### [Objective]
Reproduce the listing below in full and without alteration, apart from its pictures.

### [Data segment]
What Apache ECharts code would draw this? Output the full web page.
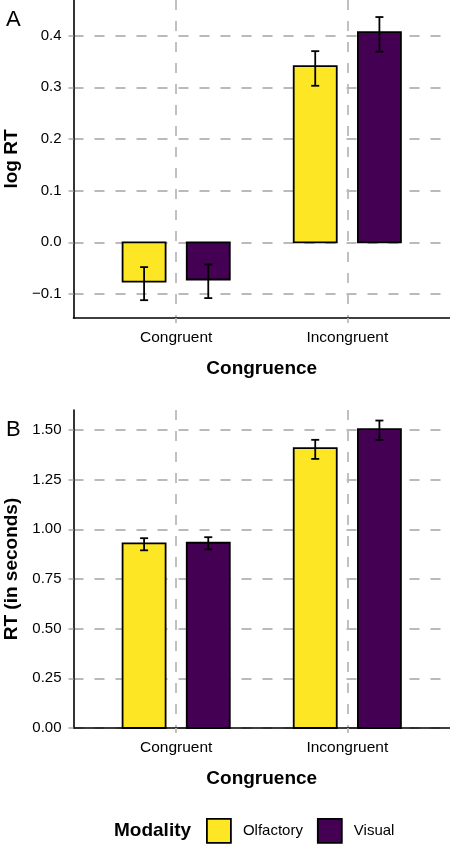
<!DOCTYPE html>
<html><head><meta charset="utf-8">
<script src="https://cdn.jsdelivr.net/npm/echarts@6/dist/echarts.min.js"></script>
<style>html,body{margin:0;padding:0;background:#fff}#c{width:450px;height:845px}</style>
</head><body><div id="c"></div>
<script>
const categories = ['Congruent', 'Incongruent'];
const groups = ['Olfactory', 'Visual'];
// Panel A: log RT (mean, lower and upper error bar)
const logRtOlfactory = [-0.076, 0.341];
const logRtOlfactoryLo = [-0.112, 0.303];
const logRtOlfactoryHi = [-0.048, 0.370];
const logRtVisual = [-0.072, 0.407];
const logRtVisualLo = [-0.108, 0.369];
const logRtVisualHi = [-0.043, 0.436];
const logRtTicks = [-0.1, 0, 0.1, 0.2, 0.3, 0.4];
// Panel B: RT in seconds
const rtOlfactory = [0.929, 1.408];
const rtOlfactoryLo = [0.894, 1.354];
const rtOlfactoryHi = [0.955, 1.450];
const rtVisual = [0.932, 1.504];
const rtVisualLo = [0.899, 1.449];
const rtVisualHi = [0.960, 1.547];
const rtTicks = [0, 0.25, 0.5, 0.75, 1.0, 1.25, 1.5];

const catPos = categories.map((c, i) => i + 1);
const FONT = '"Liberation Sans", Arial, Helvetica, sans-serif';
const GRID_COLOR = '#bababa';
const colors = { Olfactory: '#FDE725', Visual: '#440154' };
const BAR_HALF = 0.1257;
const DODGE = 0.1875;

function rows(m, lo, hi) {
  return catPos.map((x, i) => [x, m[i], lo[i], hi[i]]);
}
function makeRender(offset) {
  return function (params, api) {
    const x = api.value(0) + offset;
    const m = api.value(1), lo = api.value(2), hi = api.value(3);
    const a = api.coord([x - BAR_HALF, 0]);
    const b = api.coord([x + BAR_HALF, m]);
    const pl = api.coord([x, lo]);
    const ph = api.coord([x, hi]);
    const cap = 4;
    const ls = { stroke: '#000', lineWidth: 1.8 };
    return {
      type: 'group',
      children: [
        { type: 'rect', shape: { x: Math.min(a[0], b[0]), y: Math.min(a[1], b[1]), width: Math.abs(b[0] - a[0]), height: Math.abs(b[1] - a[1]) },
          style: { fill: api.visual('color'), stroke: '#000', lineWidth: 1.8 } },
        { type: 'line', shape: { x1: pl[0], y1: pl[1], x2: ph[0], y2: ph[1] }, style: ls },
        { type: 'line', shape: { x1: pl[0] - cap, y1: pl[1], x2: pl[0] + cap, y2: pl[1] }, style: ls },
        { type: 'line', shape: { x1: ph[0] - cap, y1: ph[1], x2: ph[0] + cap, y2: ph[1] }, style: ls }
      ]
    };
  };
}

function xAxisCfg(gridIndex) {
  return {
    type: 'value', gridIndex, min: 0.4, max: 2.6,
    name: 'Congruence', nameLocation: 'middle', nameGap: 41,
    nameTextStyle: { fontFamily: FONT, fontWeight: 'bold', fontSize: 19, color: '#000' },
    axisLine: { show: true, onZero: false, lineStyle: { color: '#000', width: 1.6 } },
    axisTick: { show: true, customValues: catPos, length: 5, lineStyle: { color: GRID_COLOR, width: 1.8 } },
    axisLabel: { show: true, customValues: catPos, margin: 12, fontFamily: FONT, fontSize: 15.5, color: '#000',
      formatter: v => categories[Math.round(v) - 1] || '' },
    splitLine: { show: true, lineStyle: { color: GRID_COLOR, width: 1.8, type: [10, 11] } }
  };
}
function yAxisCfg(gridIndex, name, min, max, ticks, fmt) {
  return {
    type: 'value', gridIndex, min, max,
    name, nameLocation: 'middle', nameGap: 44,
    nameTextStyle: { fontFamily: FONT, fontWeight: 'bold', fontSize: 19, color: '#000' },
    axisLine: { show: true, onZero: false, lineStyle: { color: '#000', width: 1.6 } },
    axisTick: { show: true, customValues: ticks, length: 5, lineStyle: { color: GRID_COLOR, width: 1.8 } },
    axisLabel: { show: true, customValues: ticks, margin: 12, fontFamily: FONT, fontSize: 15, color: '#000', formatter: fmt },
    splitLine: { show: true, lineStyle: { color: GRID_COLOR, width: 1.8, type: [10, 11] } }
  };
}
const fmtA = v => (v < -1e-9 ? '\u2212' : '') + Math.abs(v).toFixed(1);
const fmtB = v => v.toFixed(2);

const chart = echarts.init(document.getElementById('c'), null, { renderer: 'canvas' });
chart.setOption({
  animation: false,
  backgroundColor: '#fff',
  grid: [
    { left: 73.5, right: 0, top: 0, height: 318, containLabel: false, outerBoundsMode: 'none' },
    { left: 73.5, right: 0, top: 410, height: 318, containLabel: false, outerBoundsMode: 'none' }
  ],
  xAxis: [xAxisCfg(0), xAxisCfg(1)],
  yAxis: [
    yAxisCfg(0, 'log RT', -0.1465, 0.469, logRtTicks, fmtA),
    yAxisCfg(1, 'RT (in seconds)', 0, 1.6, rtTicks, fmtB)
  ],
  legend: {
    data: groups, left: 206, top: 818, padding: 0, icon: 'rect', itemWidth: 24, itemHeight: 24, itemGap: 14,
    itemStyle: { borderColor: '#000', borderWidth: 1.8 },
    textStyle: { fontFamily: FONT, fontSize: 15, color: '#000', padding: [0, 0, 0, 7] }
  },
  graphic: [
    { type: 'text', left: 6, top: 9, style: { text: 'A', font: '22px ' + FONT, fill: '#000' } },
    { type: 'text', left: 6, top: 419, style: { text: 'B', font: '22px ' + FONT, fill: '#000' } },
    { type: 'text', left: 114, top: 821, style: { text: 'Modality', font: 'bold 19px ' + FONT, fill: '#000' } }
  ],
  series: [
    { type: 'custom', name: 'Olfactory', xAxisIndex: 0, yAxisIndex: 0, itemStyle: { color: colors.Olfactory },
      data: rows(logRtOlfactory, logRtOlfactoryLo, logRtOlfactoryHi), renderItem: makeRender(-DODGE), encode: { x: 0, y: [1, 2, 3] } },
    { type: 'custom', name: 'Visual', xAxisIndex: 0, yAxisIndex: 0, itemStyle: { color: colors.Visual },
      data: rows(logRtVisual, logRtVisualLo, logRtVisualHi), renderItem: makeRender(DODGE), encode: { x: 0, y: [1, 2, 3] } },
    { type: 'custom', name: 'Olfactory', xAxisIndex: 1, yAxisIndex: 1, itemStyle: { color: colors.Olfactory },
      data: rows(rtOlfactory, rtOlfactoryLo, rtOlfactoryHi), renderItem: makeRender(-DODGE), encode: { x: 0, y: [1, 2, 3] } },
    { type: 'custom', name: 'Visual', xAxisIndex: 1, yAxisIndex: 1, itemStyle: { color: colors.Visual },
      data: rows(rtVisual, rtVisualLo, rtVisualHi), renderItem: makeRender(DODGE), encode: { x: 0, y: [1, 2, 3] } }
  ]
});
</script></body></html>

### [Exercise response]
What Apache ECharts code would draw this? Output the full web page.
<!DOCTYPE html>
<html><head><meta charset="utf-8">
<script src="https://cdn.jsdelivr.net/npm/echarts@6/dist/echarts.min.js"></script>
<style>html,body{margin:0;padding:0;background:#fff}#c{width:450px;height:845px}</style>
</head><body><div id="c"></div>
<script>
const categories = ['Congruent', 'Incongruent'];
const groups = ['Olfactory', 'Visual'];
// Panel A: log RT (mean, lower and upper error bar)
const logRtOlfactory = [-0.076, 0.341];
const logRtOlfactoryLo = [-0.112, 0.303];
const logRtOlfactoryHi = [-0.048, 0.370];
const logRtVisual = [-0.072, 0.407];
const logRtVisualLo = [-0.108, 0.369];
const logRtVisualHi = [-0.043, 0.436];
const logRtTicks = [-0.1, 0, 0.1, 0.2, 0.3, 0.4];
// Panel B: RT in seconds
const rtOlfactory = [0.929, 1.408];
const rtOlfactoryLo = [0.894, 1.354];
const rtOlfactoryHi = [0.955, 1.450];
const rtVisual = [0.932, 1.504];
const rtVisualLo = [0.899, 1.449];
const rtVisualHi = [0.960, 1.547];
const rtTicks = [0, 0.25, 0.5, 0.75, 1.0, 1.25, 1.5];

const catPos = categories.map((c, i) => i + 1);
const FONT = '"Liberation Sans", Arial, Helvetica, sans-serif';
const GRID_COLOR = '#bababa';
const colors = { Olfactory: '#FDE725', Visual: '#440154' };
const BAR_HALF = 0.1257;
const DODGE = 0.1875;

function rows(m, lo, hi) {
  return catPos.map((x, i) => [x, m[i], lo[i], hi[i]]);
}
function makeRender(offset) {
  return function (params, api) {
    const x = api.value(0) + offset;
    const m = api.value(1), lo = api.value(2), hi = api.value(3);
    const a = api.coord([x - BAR_HALF, 0]);
    const b = api.coord([x + BAR_HALF, m]);
    const pl = api.coord([x, lo]);
    const ph = api.coord([x, hi]);
    const cap = 4;
    const ls = { stroke: '#000', lineWidth: 1.8 };
    return {
      type: 'group',
      children: [
        { type: 'rect', shape: { x: Math.min(a[0], b[0]), y: Math.min(a[1], b[1]), width: Math.abs(b[0] - a[0]), height: Math.abs(b[1] - a[1]) },
          style: { fill: api.visual('color'), stroke: '#000', lineWidth: 1.8 } },
        { type: 'line', shape: { x1: pl[0], y1: pl[1], x2: ph[0], y2: ph[1] }, style: ls },
        { type: 'line', shape: { x1: pl[0] - cap, y1: pl[1], x2: pl[0] + cap, y2: pl[1] }, style: ls },
        { type: 'line', shape: { x1: ph[0] - cap, y1: ph[1], x2: ph[0] + cap, y2: ph[1] }, style: ls }
      ]
    };
  };
}

function xAxisCfg(gridIndex) {
  return {
    type: 'value', gridIndex, min: 0.4, max: 2.6,
    name: 'Congruence', nameLocation: 'middle', nameGap: 41,
    nameTextStyle: { fontFamily: FONT, fontWeight: 'bold', fontSize: 19, color: '#000' },
    axisLine: { show: true, onZero: false, lineStyle: { color: '#000', width: 1.6 } },
    axisTick: { show: true, customValues: catPos, length: 5, lineStyle: { color: GRID_COLOR, width: 1.8 } },
    axisLabel: { show: true, customValues: catPos, margin: 12, fontFamily: FONT, fontSize: 15.5, color: '#000',
      formatter: v => categories[Math.round(v) - 1] || '' },
    splitLine: { show: true, lineStyle: { color: GRID_COLOR, width: 1.8, type: [10, 11] } }
  };
}
function yAxisCfg(gridIndex, name, min, max, ticks, fmt) {
  return {
    type: 'value', gridIndex, min, max,
    name, nameLocation: 'middle', nameGap: 44,
    nameTextStyle: { fontFamily: FONT, fontWeight: 'bold', fontSize: 19, color: '#000' },
    axisLine: { show: true, onZero: false, lineStyle: { color: '#000', width: 1.6 } },
    axisTick: { show: true, customValues: ticks, length: 5, lineStyle: { color: GRID_COLOR, width: 1.8 } },
    axisLabel: { show: true, customValues: ticks, margin: 12, fontFamily: FONT, fontSize: 15, color: '#000', formatter: fmt },
    splitLine: { show: true, lineStyle: { color: GRID_COLOR, width: 1.8, type: [10, 11] } }
  };
}
const fmtA = v => (v < -1e-9 ? '\u2212' : '') + Math.abs(v).toFixed(1);
const fmtB = v => v.toFixed(2);

const chart = echarts.init(document.getElementById('c'), null, { renderer: 'canvas' });
chart.setOption({
  animation: false,
  backgroundColor: '#fff',
  grid: [
    { left: 73.5, right: 0, top: 0, height: 318, containLabel: false, outerBoundsMode: 'none' },
    { left: 73.5, right: 0, top: 410, height: 318, containLabel: false, outerBoundsMode: 'none' }
  ],
  xAxis: [xAxisCfg(0), xAxisCfg(1)],
  yAxis: [
    yAxisCfg(0, 'log RT', -0.1465, 0.469, logRtTicks, fmtA),
    yAxisCfg(1, 'RT (in seconds)', 0, 1.6, rtTicks, fmtB)
  ],
  legend: {
    data: groups, left: 206, top: 818, padding: 0, icon: 'rect', itemWidth: 24, itemHeight: 24, itemGap: 14,
    itemStyle: { borderColor: '#000', borderWidth: 1.8 },
    textStyle: { fontFamily: FONT, fontSize: 15, color: '#000', padding: [0, 0, 0, 7] }
  },
  graphic: [
    { type: 'text', left: 6, top: 9, style: { text: 'A', font: '22px ' + FONT, fill: '#000' } },
    { type: 'text', left: 6, top: 419, style: { text: 'B', font: '22px ' + FONT, fill: '#000' } },
    { type: 'text', left: 114, top: 821, style: { text: 'Modality', font: 'bold 19px ' + FONT, fill: '#000' } }
  ],
  series: [
    { type: 'custom', name: 'Olfactory', xAxisIndex: 0, yAxisIndex: 0, itemStyle: { color: colors.Olfactory },
      data: rows(logRtOlfactory, logRtOlfactoryLo, logRtOlfactoryHi), renderItem: makeRender(-DODGE), encode: { x: 0, y: [1, 2, 3] } },
    { type: 'custom', name: 'Visual', xAxisIndex: 0, yAxisIndex: 0, itemStyle: { color: colors.Visual },
      data: rows(logRtVisual, logRtVisualLo, logRtVisualHi), renderItem: makeRender(DODGE), encode: { x: 0, y: [1, 2, 3] } },
    { type: 'custom', name: 'Olfactory', xAxisIndex: 1, yAxisIndex: 1, itemStyle: { color: colors.Olfactory },
      data: rows(rtOlfactory, rtOlfactoryLo, rtOlfactoryHi), renderItem: makeRender(-DODGE), encode: { x: 0, y: [1, 2, 3] } },
    { type: 'custom', name: 'Visual', xAxisIndex: 1, yAxisIndex: 1, itemStyle: { color: colors.Visual },
      data: rows(rtVisual, rtVisualLo, rtVisualHi), renderItem: makeRender(DODGE), encode: { x: 0, y: [1, 2, 3] } }
  ]
});
</script></body></html>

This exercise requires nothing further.